→ Short exercise:
Read the data and repeat it in full, exactly.

→ Provided material:
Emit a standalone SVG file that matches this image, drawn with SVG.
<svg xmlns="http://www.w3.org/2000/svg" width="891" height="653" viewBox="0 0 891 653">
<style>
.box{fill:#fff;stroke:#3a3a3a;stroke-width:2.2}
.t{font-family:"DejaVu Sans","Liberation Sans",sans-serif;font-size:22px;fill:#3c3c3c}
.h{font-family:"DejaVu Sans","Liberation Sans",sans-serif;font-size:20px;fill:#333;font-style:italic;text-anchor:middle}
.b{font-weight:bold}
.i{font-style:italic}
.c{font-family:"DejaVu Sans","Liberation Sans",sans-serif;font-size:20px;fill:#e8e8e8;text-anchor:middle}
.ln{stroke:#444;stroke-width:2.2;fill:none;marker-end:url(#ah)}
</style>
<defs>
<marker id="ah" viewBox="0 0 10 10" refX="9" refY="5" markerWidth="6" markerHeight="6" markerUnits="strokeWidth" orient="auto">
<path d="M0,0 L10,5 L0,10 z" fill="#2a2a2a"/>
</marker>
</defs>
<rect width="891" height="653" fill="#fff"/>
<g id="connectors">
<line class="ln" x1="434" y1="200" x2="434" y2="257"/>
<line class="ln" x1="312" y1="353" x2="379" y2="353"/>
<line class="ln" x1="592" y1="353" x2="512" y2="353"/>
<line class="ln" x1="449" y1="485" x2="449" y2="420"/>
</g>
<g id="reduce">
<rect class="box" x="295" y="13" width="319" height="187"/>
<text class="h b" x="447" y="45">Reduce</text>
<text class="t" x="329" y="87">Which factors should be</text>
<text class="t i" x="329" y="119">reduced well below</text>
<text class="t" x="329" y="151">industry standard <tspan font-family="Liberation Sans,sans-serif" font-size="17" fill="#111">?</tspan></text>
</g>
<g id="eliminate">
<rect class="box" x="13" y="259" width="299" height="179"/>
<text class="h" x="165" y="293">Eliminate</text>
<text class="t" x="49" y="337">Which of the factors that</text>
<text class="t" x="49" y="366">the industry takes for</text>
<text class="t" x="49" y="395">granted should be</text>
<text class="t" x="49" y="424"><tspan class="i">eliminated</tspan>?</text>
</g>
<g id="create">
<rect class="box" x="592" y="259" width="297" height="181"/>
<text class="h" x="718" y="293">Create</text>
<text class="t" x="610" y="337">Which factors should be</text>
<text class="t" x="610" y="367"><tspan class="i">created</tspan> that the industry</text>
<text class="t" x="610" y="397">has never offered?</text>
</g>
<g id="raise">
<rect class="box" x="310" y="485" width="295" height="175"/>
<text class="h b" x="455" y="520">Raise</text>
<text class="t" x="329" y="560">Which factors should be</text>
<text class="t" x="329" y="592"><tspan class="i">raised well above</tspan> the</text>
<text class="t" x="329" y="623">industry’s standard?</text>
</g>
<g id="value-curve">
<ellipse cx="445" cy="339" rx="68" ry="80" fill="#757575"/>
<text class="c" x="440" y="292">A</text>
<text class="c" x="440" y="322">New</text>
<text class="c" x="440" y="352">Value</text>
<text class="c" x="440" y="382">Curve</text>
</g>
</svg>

→ Task response:
Emit a standalone SVG file that matches this image, drawn with SVG.
<svg xmlns="http://www.w3.org/2000/svg" width="891" height="653" viewBox="0 0 891 653">
<style>
.box{fill:#fff;stroke:#3a3a3a;stroke-width:2.2}
.t{font-family:"DejaVu Sans","Liberation Sans",sans-serif;font-size:22px;fill:#3c3c3c}
.h{font-family:"DejaVu Sans","Liberation Sans",sans-serif;font-size:20px;fill:#333;font-style:italic;text-anchor:middle}
.b{font-weight:bold}
.i{font-style:italic}
.c{font-family:"DejaVu Sans","Liberation Sans",sans-serif;font-size:20px;fill:#e8e8e8;text-anchor:middle}
.ln{stroke:#444;stroke-width:2.2;fill:none;marker-end:url(#ah)}
</style>
<defs>
<marker id="ah" viewBox="0 0 10 10" refX="9" refY="5" markerWidth="6" markerHeight="6" markerUnits="strokeWidth" orient="auto">
<path d="M0,0 L10,5 L0,10 z" fill="#2a2a2a"/>
</marker>
</defs>
<rect width="891" height="653" fill="#fff"/>
<g id="connectors">
<line class="ln" x1="434" y1="200" x2="434" y2="257"/>
<line class="ln" x1="312" y1="353" x2="379" y2="353"/>
<line class="ln" x1="592" y1="353" x2="512" y2="353"/>
<line class="ln" x1="449" y1="485" x2="449" y2="420"/>
</g>
<g id="reduce">
<rect class="box" x="295" y="13" width="319" height="187"/>
<text class="h b" x="447" y="45">Reduce</text>
<text class="t" x="329" y="87">Which factors should be</text>
<text class="t i" x="329" y="119">reduced well below</text>
<text class="t" x="329" y="151">industry standard <tspan font-family="Liberation Sans,sans-serif" font-size="17" fill="#111">?</tspan></text>
</g>
<g id="eliminate">
<rect class="box" x="13" y="259" width="299" height="179"/>
<text class="h" x="165" y="293">Eliminate</text>
<text class="t" x="49" y="337">Which of the factors that</text>
<text class="t" x="49" y="366">the industry takes for</text>
<text class="t" x="49" y="395">granted should be</text>
<text class="t" x="49" y="424"><tspan class="i">eliminated</tspan>?</text>
</g>
<g id="create">
<rect class="box" x="592" y="259" width="297" height="181"/>
<text class="h" x="718" y="293">Create</text>
<text class="t" x="610" y="337">Which factors should be</text>
<text class="t" x="610" y="367"><tspan class="i">created</tspan> that the industry</text>
<text class="t" x="610" y="397">has never offered?</text>
</g>
<g id="raise">
<rect class="box" x="310" y="485" width="295" height="175"/>
<text class="h b" x="455" y="520">Raise</text>
<text class="t" x="329" y="560">Which factors should be</text>
<text class="t" x="329" y="592"><tspan class="i">raised well above</tspan> the</text>
<text class="t" x="329" y="623">industry’s standard?</text>
</g>
<g id="value-curve">
<ellipse cx="445" cy="339" rx="68" ry="80" fill="#757575"/>
<text class="c" x="440" y="292">A</text>
<text class="c" x="440" y="322">New</text>
<text class="c" x="440" y="352">Value</text>
<text class="c" x="440" y="382">Curve</text>
</g>
</svg>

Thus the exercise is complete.